BEGIN

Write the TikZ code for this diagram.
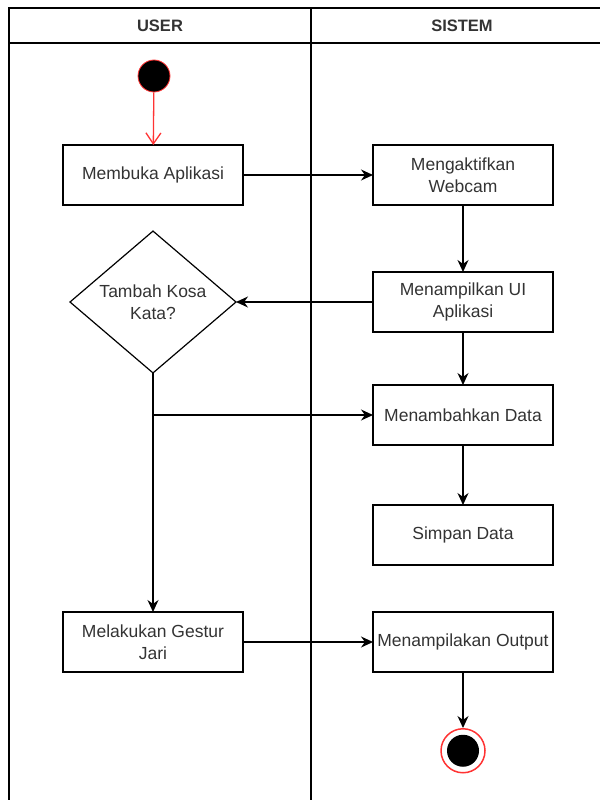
\documentclass[tikz,border=0pt]{standalone}
\usepackage{fontspec}
\setmainfont{Liberation Sans}
\usetikzlibrary{shapes.geometric, arrows.meta, positioning}

\definecolor{teks}{HTML}{333333}
\definecolor{merah}{HTML}{FF3333}

\begin{document}
\begin{tikzpicture}[
    x=1pt, y=-1pt,
    box/.style={rectangle, draw, line width=1.2pt, minimum width=180pt, minimum height=60pt,
      align=center, text=teks, font=\fontsize{17.5}{22}\selectfont, inner sep=1pt, outer sep=0pt},
    keputusan/.style={diamond, draw, line width=1.2pt, minimum width=166pt, minimum height=133pt,
      align=center, text=teks, font=\fontsize{17.5}{22}\selectfont, inner sep=0pt, outer sep=0pt},
    judul/.style={text=teks, font=\fontsize{16.5}{20}\selectfont\bfseries},
    arrow/.style={-{Stealth[length=12pt,width=11pt]}, line width=1.2pt},
    lane/.style={line width=1.5pt}
  ]
    \useasboundingbox (0,0) rectangle (600,800);
    % swimlanes
    \draw[lane] (9,800) -- (9,8) -- (600,8);
    \draw[lane] (9,43) -- (600,43);
    \draw[lane] (311,8) -- (311,800);
    \node[judul] (huser) at (160,26) {USER};
    \node[judul] (hsistem) at (462,26) {SISTEM};

    % nodes
    \node[circle, fill=black, draw=merah, line width=0.8pt, minimum size=32pt, inner sep=0pt] (mulai) at (154,76) {};
    \node[box] (buka) at (153,175) {Membuka Aplikasi};
    \node[box, right=130pt of buka] (webcam) {Mengaktifkan\\Webcam};
    \node[box, below=67pt of webcam] (ui) {Menampilkan UI\\Aplikasi};
    \node[keputusan, left=137pt of ui] (tambah) {Tambah Kosa\\Kata?};
    \node[box, below=53pt of ui] (data) {Menambahkan Data};
    \node[box, below=60pt of data] (simpan) {Simpan Data};
    \node[box, below=47pt of simpan] (output) {Menampilakan Output};
    \node[box, left=130pt of output] (gestur) {Melakukan Gestur\\Jari};
    \node[circle, draw=merah, fill=white, line width=1.5pt, minimum size=44pt, inner sep=0pt, below=56pt of output] (selesai) {};
    \node[circle, fill=black, minimum size=32pt, inner sep=0pt] (titik) at (selesai) {};

    % connectors
    \draw[-{Straight Barb[length=11pt,width=15pt]}, draw=merah, line width=1.3pt] (mulai) -- (buka);
    \draw[arrow] (buka) -- (webcam);
    \draw[arrow] (webcam) -- (ui);
    \draw[arrow] (ui) -- (tambah);
    \draw[arrow] (ui) -- (data);
    \draw[arrow] (data) -- (simpan);
    \coordinate (cabang) at (tambah.south |- data.west);
    \draw[arrow] (tambah.south) -- (gestur.north);
    \draw[arrow] (cabang) -- (data.west);
    \draw[arrow] (gestur) -- (output);
    \draw[arrow] (output) -- (selesai);
  \end{tikzpicture}
\end{document}
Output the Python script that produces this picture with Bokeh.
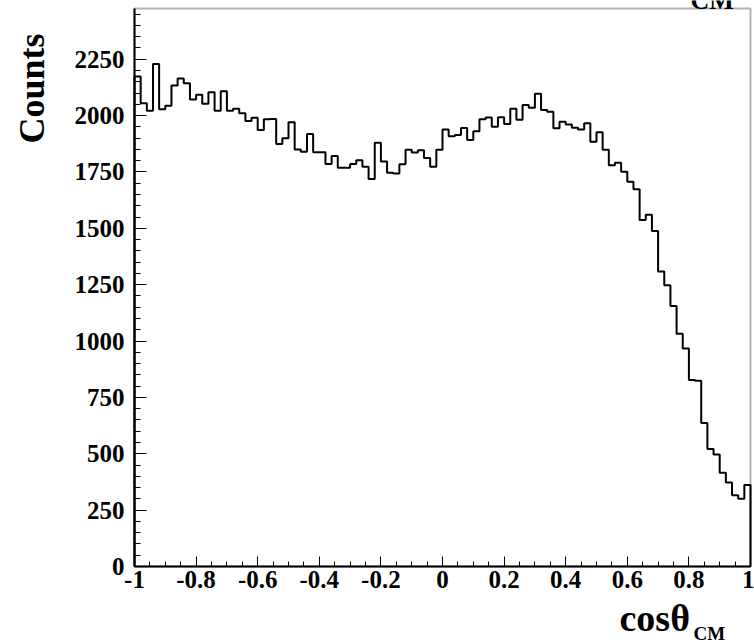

END

_Directions_
Say, as a single number and nothing more, how many lines of the entries contain the word "this".

_Written response_
2